Task to carry out:
Below is a listing to transcribe in full and exactly; keep the pictures out.

Supplied material:

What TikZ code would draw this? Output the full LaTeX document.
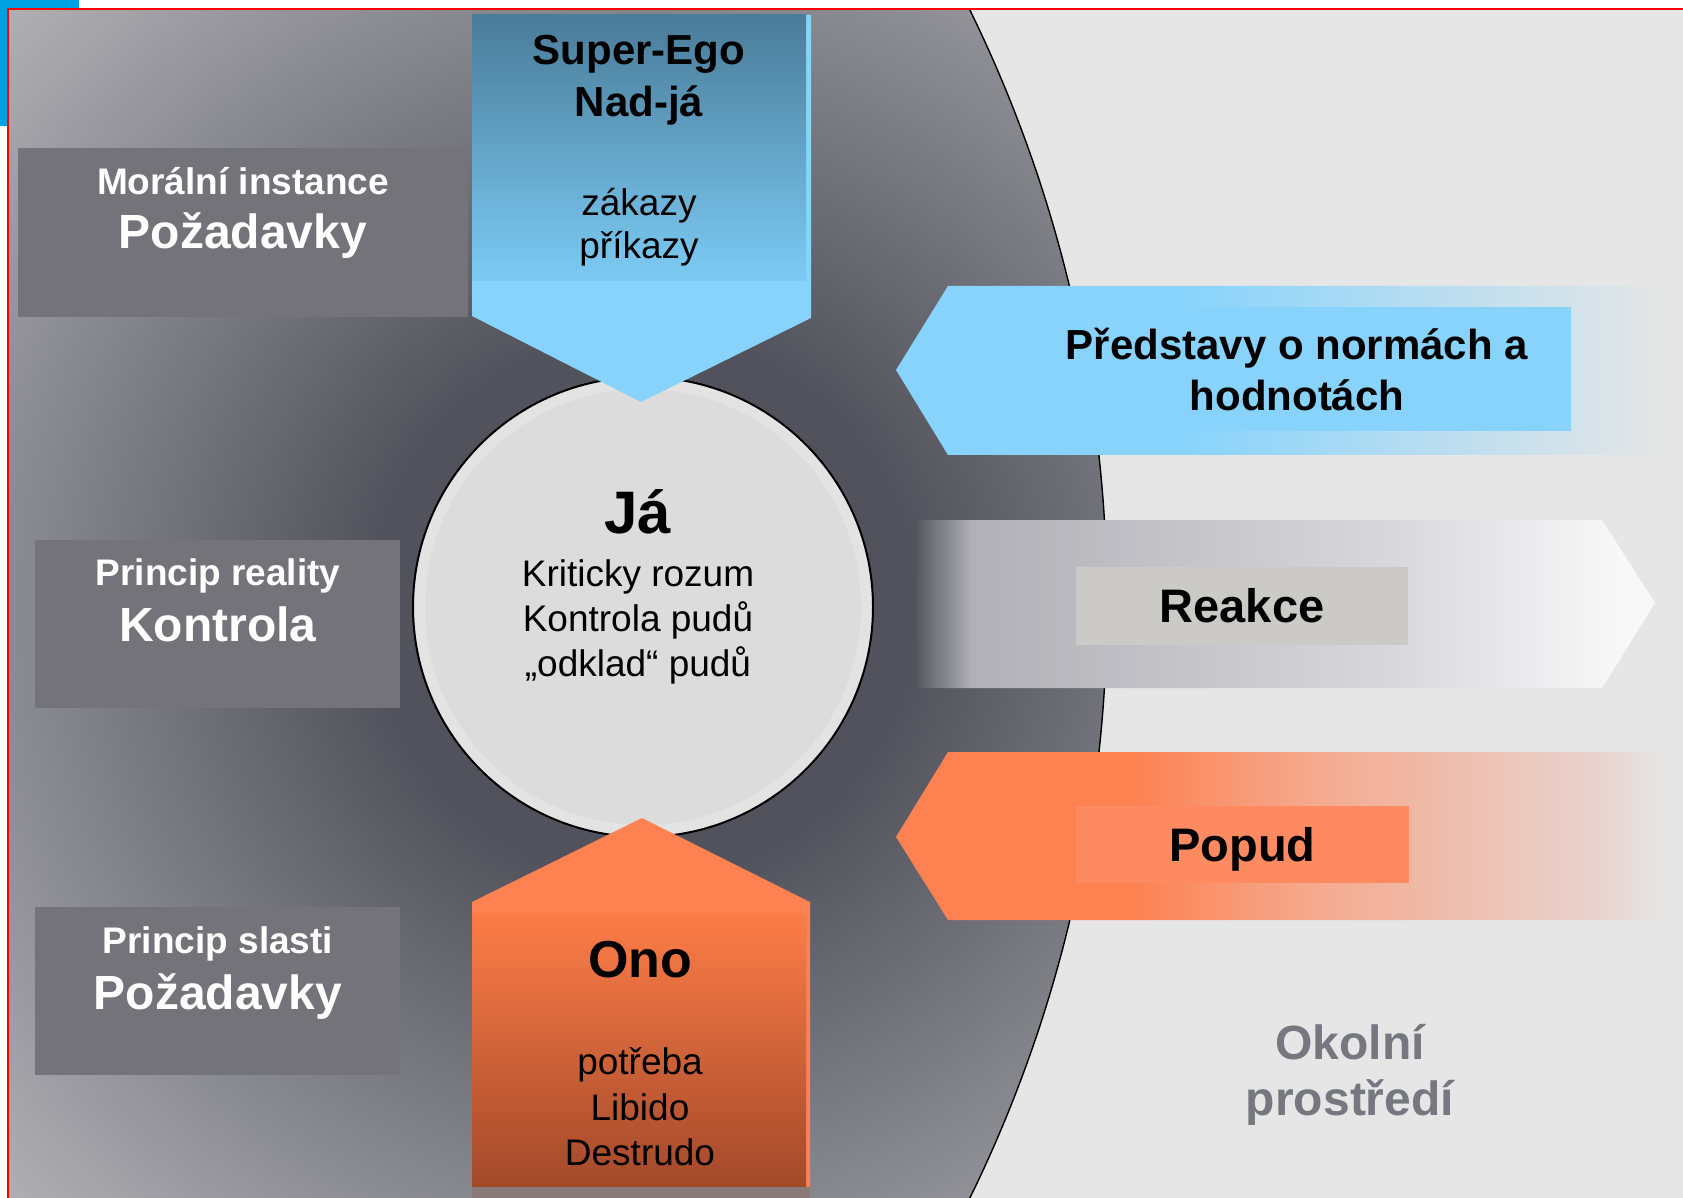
\documentclass[tikz,border=0pt]{standalone}
\usepackage{fontspec}
\setmainfont{Liberation Sans}
\usepackage{tikz}
\usetikzlibrary{positioning}
\definecolor{framered}{HTML}{FF0000}
\definecolor{logoblue}{HTML}{00A0E2}
\definecolor{envgray}{HTML}{E6E6E6}
\definecolor{egodark}{HTML}{52525C}
\definecolor{egolight}{HTML}{B4B4B8}
\definecolor{boxgray}{HTML}{737379}
\definecolor{skyblue}{HTML}{87D3FC}
\definecolor{superdark}{HTML}{4A7B98}
\definecolor{superlight}{HTML}{7CCBF4}
\definecolor{idorange}{HTML}{FD8151}
\definecolor{idtop}{HTML}{FD7D48}
\definecolor{idbottom}{HTML}{A2492A}
\definecolor{idshadow}{HTML}{8A7A7A}
\definecolor{reakcedark}{HTML}{585862}
\definecolor{reakcemid}{HTML}{B0B0B6}
\definecolor{reakcelight}{HTML}{D8D8DC}
\definecolor{reakcewhite}{HTML}{F8F8F8}
\definecolor{reakcebox}{HTML}{CBCAC6}
\definecolor{popudpale}{HTML}{F5A88C}
\definecolor{popudrose}{HTML}{E8D4D0}
\definecolor{popudbox}{HTML}{FE8A62}
\definecolor{jafill}{HTML}{DCDCDC}
\definecolor{jaring}{HTML}{E3E3E3}
\definecolor{envtext}{HTML}{77777F}
% shadings (bounding box of the path = 25bp..75bp)
\pgfdeclareradialshading{egoshade}{\pgfpoint{0bp}{0bp}}{color(0bp)=(egodark); color(7.5bp)=(egodark); color(25bp)=(egolight); color(50bp)=(egolight)}
\pgfdeclarehorizontalshading{normfade}{100bp}{color(0bp)=(skyblue); color(43bp)=(skyblue); color(74bp)=(envgray); color(100bp)=(envgray)}
\pgfdeclarehorizontalshading{reakcefade}{100bp}{color(0bp)=(reakcedark); color(25bp)=(reakcedark); color(28.7bp)=(reakcemid); color(57.2bp)=(reakcelight); color(72.6bp)=(reakcewhite); color(100bp)=(reakcewhite)}
\pgfdeclarehorizontalshading{popudfade}{100bp}{color(0bp)=(idorange); color(40bp)=(idorange); color(51bp)=(popudpale); color(70bp)=(popudrose); color(74bp)=(envgray); color(100bp)=(envgray)}
\begin{document}
\begin{tikzpicture}[x=0.5pt,y=0.5pt,every node/.style={inner sep=0pt,outer sep=0pt},
    panel/.style={fill=boxgray},
    paneltitle/.style={font=\fontsize{18.5}{22}\selectfont\bfseries,text=white,anchor=base},
    panelword/.style={font=\fontsize{24}{29}\selectfont\bfseries,text=white,anchor=base},
    plaintext/.style={font=\fontsize{18.5}{22.5}\selectfont,align=center}]
    \useasboundingbox (0,0) rectangle (1683,-1198);
    \fill[white] (0,0) rectangle (1683,-1198);
    \fill[logoblue] (0,0) rectangle (79,-126);
    \fill[envgray] (8,-9) rectangle (1683,-1198);
    % psyche
    \begin{scope}
      \clip (8,-9) rectangle (1683,-1198);
      \clip (-245,-604) circle (1352);
      \shade[shading=egoshade] (643,-607) circle (900);
    \end{scope}
    \begin{scope}
      \clip (8,-9) rectangle (1683,-1198);
      \draw[line width=0.7pt] (-245,-604) circle (1352);
    \end{scope}
    \draw[framered,line width=1pt] (8,-1198) -- (8,-9) -- (1683,-9);
    % left panels
    \node[panel,minimum width=225pt,minimum height=84.5pt] (moralbox) at (243,-232.5) {};
    \node[panel,minimum width=182.5pt,minimum height=84pt] (realbox) at (217.5,-624) {};
    \node[panel,minimum width=182.5pt,minimum height=84pt] (slastbox) at (217.5,-991) {};
    \node[paneltitle] (moraltitle) at (243,-195) {Morální instance};
    \node[panelword] (moralreq) at (243,-249) {Požadavky};
    \node[paneltitle] (realtitle) at (218,-585) {Princip reality};
    \node[panelword] (realctl) at (218,-641) {Kontrola};
    \node[paneltitle] (slasttitle) at (218,-953) {Princip slasti};
    \node[panelword] (slastreq) at (218,-1009) {Požadavky};
    % right arrows
    \shade[shading=normfade] (896,-370) -- (948,-286) -- (1683,-286) -- (1683,-455) -- (948,-455) -- cycle;
    \fill[skyblue] (1167,-307) rectangle (1571,-431);
    \node[font=\fontsize{21}{25.5}\selectfont\bfseries,align=center] (normy) at (1297,-370) {Představy o normách a\\hodnotách};
    \shade[shading=reakcefade] (917,-520) -- (1602,-520) -- (1655,-603) -- (1602,-688) -- (917,-688) -- cycle;
    \node[fill=reakcebox,minimum width=166pt,minimum height=39pt,font=\fontsize{23.5}{28}\selectfont\bfseries] (reakce) at (1242,-606) {Reakce};
    \shade[shading=popudfade] (896,-837) -- (948,-752) -- (1683,-752) -- (1683,-920) -- (948,-920) -- cycle;
    \node[fill=popudbox,minimum width=166.5pt,minimum height=38.5pt,text depth=0pt,font=\fontsize{23.5}{28}\selectfont\bfseries] (popud) at (1242.5,-844.5) {Popud};
    \node[font=\fontsize{24}{28}\selectfont\bfseries,text=envtext,align=center] (okoli) at (1350,-1075) {Okolní\\prostředí};
    % ego
    \node[circle,draw=black,line width=1pt,fill=jaring,minimum size=230pt] (ja) at (643,-607) {};
    \fill[jafill] (ja.center) circle (218);
    \node[font=\fontsize{30}{36}\selectfont\bfseries,anchor=base] (janame) at (638,-533) {Já};
    \node[plaintext] (jatasks) at (638,-621.5) {Kriticky rozum\\Kontrola pudů\\„odklad“ pudů};
    % super-ego and id
    \fill[skyblue] (472,-15) -- (811,-15) -- (811,-318) -- (641,-402) -- (472,-316) -- cycle;
    \shade[top color=superdark,bottom color=superlight] (472,-15) rectangle (806,-281);
    \node[font=\fontsize{21}{26}\selectfont\bfseries,align=center] (superego) at (639,-80) {Super-Ego\\Nad-já};
    \node[plaintext,font=\fontsize{18.5}{21.5}\selectfont] (zakazy) at (639,-227) {zákazy\\příkazy};
    \fill[idorange] (642,-818) -- (810,-902) -- (810,-1187) -- (472,-1187) -- (472,-902) -- cycle;
    \shade[top color=idtop,bottom color=idbottom] (472,-913) rectangle (806,-1187);
    \fill[idshadow] (472,-1187) rectangle (810,-1198);
    \node[font=\fontsize{26}{31}\selectfont\bfseries,anchor=base] (ono) at (640,-977) {Ono};
    \node[plaintext,font=\fontsize{18.5}{22.75}\selectfont] (potreba) at (640,-1107) {potřeba\\Libido\\Destrudo};
\end{tikzpicture}
\end{document}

Result of this exercise:
What TikZ code would draw this? Output the full LaTeX document.
\documentclass[tikz,border=0pt]{standalone}
\usepackage{fontspec}
\setmainfont{Liberation Sans}
\usepackage{tikz}
\usetikzlibrary{positioning}
\definecolor{framered}{HTML}{FF0000}
\definecolor{logoblue}{HTML}{00A0E2}
\definecolor{envgray}{HTML}{E6E6E6}
\definecolor{egodark}{HTML}{52525C}
\definecolor{egolight}{HTML}{B4B4B8}
\definecolor{boxgray}{HTML}{737379}
\definecolor{skyblue}{HTML}{87D3FC}
\definecolor{superdark}{HTML}{4A7B98}
\definecolor{superlight}{HTML}{7CCBF4}
\definecolor{idorange}{HTML}{FD8151}
\definecolor{idtop}{HTML}{FD7D48}
\definecolor{idbottom}{HTML}{A2492A}
\definecolor{idshadow}{HTML}{8A7A7A}
\definecolor{reakcedark}{HTML}{585862}
\definecolor{reakcemid}{HTML}{B0B0B6}
\definecolor{reakcelight}{HTML}{D8D8DC}
\definecolor{reakcewhite}{HTML}{F8F8F8}
\definecolor{reakcebox}{HTML}{CBCAC6}
\definecolor{popudpale}{HTML}{F5A88C}
\definecolor{popudrose}{HTML}{E8D4D0}
\definecolor{popudbox}{HTML}{FE8A62}
\definecolor{jafill}{HTML}{DCDCDC}
\definecolor{jaring}{HTML}{E3E3E3}
\definecolor{envtext}{HTML}{77777F}
% shadings (bounding box of the path = 25bp..75bp)
\pgfdeclareradialshading{egoshade}{\pgfpoint{0bp}{0bp}}{color(0bp)=(egodark); color(7.5bp)=(egodark); color(25bp)=(egolight); color(50bp)=(egolight)}
\pgfdeclarehorizontalshading{normfade}{100bp}{color(0bp)=(skyblue); color(43bp)=(skyblue); color(74bp)=(envgray); color(100bp)=(envgray)}
\pgfdeclarehorizontalshading{reakcefade}{100bp}{color(0bp)=(reakcedark); color(25bp)=(reakcedark); color(28.7bp)=(reakcemid); color(57.2bp)=(reakcelight); color(72.6bp)=(reakcewhite); color(100bp)=(reakcewhite)}
\pgfdeclarehorizontalshading{popudfade}{100bp}{color(0bp)=(idorange); color(40bp)=(idorange); color(51bp)=(popudpale); color(70bp)=(popudrose); color(74bp)=(envgray); color(100bp)=(envgray)}
\begin{document}
\begin{tikzpicture}[x=0.5pt,y=0.5pt,every node/.style={inner sep=0pt,outer sep=0pt},
    panel/.style={fill=boxgray},
    paneltitle/.style={font=\fontsize{18.5}{22}\selectfont\bfseries,text=white,anchor=base},
    panelword/.style={font=\fontsize{24}{29}\selectfont\bfseries,text=white,anchor=base},
    plaintext/.style={font=\fontsize{18.5}{22.5}\selectfont,align=center}]
    \useasboundingbox (0,0) rectangle (1683,-1198);
    \fill[white] (0,0) rectangle (1683,-1198);
    \fill[logoblue] (0,0) rectangle (79,-126);
    \fill[envgray] (8,-9) rectangle (1683,-1198);
    % psyche
    \begin{scope}
      \clip (8,-9) rectangle (1683,-1198);
      \clip (-245,-604) circle (1352);
      \shade[shading=egoshade] (643,-607) circle (900);
    \end{scope}
    \begin{scope}
      \clip (8,-9) rectangle (1683,-1198);
      \draw[line width=0.7pt] (-245,-604) circle (1352);
    \end{scope}
    \draw[framered,line width=1pt] (8,-1198) -- (8,-9) -- (1683,-9);
    % left panels
    \node[panel,minimum width=225pt,minimum height=84.5pt] (moralbox) at (243,-232.5) {};
    \node[panel,minimum width=182.5pt,minimum height=84pt] (realbox) at (217.5,-624) {};
    \node[panel,minimum width=182.5pt,minimum height=84pt] (slastbox) at (217.5,-991) {};
    \node[paneltitle] (moraltitle) at (243,-195) {Morální instance};
    \node[panelword] (moralreq) at (243,-249) {Požadavky};
    \node[paneltitle] (realtitle) at (218,-585) {Princip reality};
    \node[panelword] (realctl) at (218,-641) {Kontrola};
    \node[paneltitle] (slasttitle) at (218,-953) {Princip slasti};
    \node[panelword] (slastreq) at (218,-1009) {Požadavky};
    % right arrows
    \shade[shading=normfade] (896,-370) -- (948,-286) -- (1683,-286) -- (1683,-455) -- (948,-455) -- cycle;
    \fill[skyblue] (1167,-307) rectangle (1571,-431);
    \node[font=\fontsize{21}{25.5}\selectfont\bfseries,align=center] (normy) at (1297,-370) {Představy o normách a\\hodnotách};
    \shade[shading=reakcefade] (917,-520) -- (1602,-520) -- (1655,-603) -- (1602,-688) -- (917,-688) -- cycle;
    \node[fill=reakcebox,minimum width=166pt,minimum height=39pt,font=\fontsize{23.5}{28}\selectfont\bfseries] (reakce) at (1242,-606) {Reakce};
    \shade[shading=popudfade] (896,-837) -- (948,-752) -- (1683,-752) -- (1683,-920) -- (948,-920) -- cycle;
    \node[fill=popudbox,minimum width=166.5pt,minimum height=38.5pt,text depth=0pt,font=\fontsize{23.5}{28}\selectfont\bfseries] (popud) at (1242.5,-844.5) {Popud};
    \node[font=\fontsize{24}{28}\selectfont\bfseries,text=envtext,align=center] (okoli) at (1350,-1075) {Okolní\\prostředí};
    % ego
    \node[circle,draw=black,line width=1pt,fill=jaring,minimum size=230pt] (ja) at (643,-607) {};
    \fill[jafill] (ja.center) circle (218);
    \node[font=\fontsize{30}{36}\selectfont\bfseries,anchor=base] (janame) at (638,-533) {Já};
    \node[plaintext] (jatasks) at (638,-621.5) {Kriticky rozum\\Kontrola pudů\\„odklad“ pudů};
    % super-ego and id
    \fill[skyblue] (472,-15) -- (811,-15) -- (811,-318) -- (641,-402) -- (472,-316) -- cycle;
    \shade[top color=superdark,bottom color=superlight] (472,-15) rectangle (806,-281);
    \node[font=\fontsize{21}{26}\selectfont\bfseries,align=center] (superego) at (639,-80) {Super-Ego\\Nad-já};
    \node[plaintext,font=\fontsize{18.5}{21.5}\selectfont] (zakazy) at (639,-227) {zákazy\\příkazy};
    \fill[idorange] (642,-818) -- (810,-902) -- (810,-1187) -- (472,-1187) -- (472,-902) -- cycle;
    \shade[top color=idtop,bottom color=idbottom] (472,-913) rectangle (806,-1187);
    \fill[idshadow] (472,-1187) rectangle (810,-1198);
    \node[font=\fontsize{26}{31}\selectfont\bfseries,anchor=base] (ono) at (640,-977) {Ono};
    \node[plaintext,font=\fontsize{18.5}{22.75}\selectfont] (potreba) at (640,-1107) {potřeba\\Libido\\Destrudo};
\end{tikzpicture}
\end{document}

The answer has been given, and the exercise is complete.